In which direction does the electron move during an electronic transition? Let's imagine a molecule and put it in a 3D space. Let's also imagine an electronic transition for this molecule.
I know how an electronic transition works, how to value if it is possible (using the rules derived from the symmetry of the molecule and so on). My question is: how do I understand how the electron moves during the transition WITHOUT using the symmetry of the molecule? Can I "see" in which direction the electron moves in the 3D space without using the symmetry?
(I hope I've been clear enough to understand the question! Sorry for my mistakes)
 A: You have to consider the molecular orbital as a hole. The molecular orbitals (MOs) are formed from atomic orbitals of each individual atom. Since the number of MOs and AOs are conserved, if two AOs combined, they would make a bonding and antibonding pair of orbitals.
It is then possible, using a computer to plot the electron density function of the MO - this is the probability of finding the electron of a given molecular orbital in a given region of space. In this respect, it isn't possible to say in which direction the transition will occur, only what the probabilities are of finding the electron in two different MOs before and after the transition.
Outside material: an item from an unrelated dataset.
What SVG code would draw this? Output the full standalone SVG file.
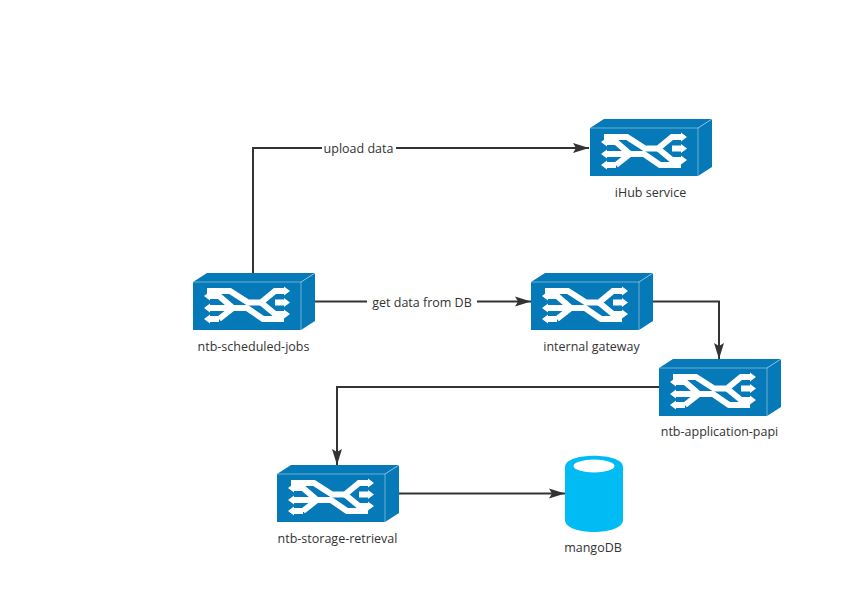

For example, the image here shows that when two px orbitals combine, they form PI bonding and Antibonding orbitals. Technically there is a zero probability of finding the electron in the middle in the antibonding case (this region is called a node).
A: What is the time scale you are interested in?
During spontaneous transitions between metastable states, electron passes from one quasi-stationary state to another. In this case, you have the wave functions of the initial and final states for which it is possible to compute an expectation of the electron position before and after transition.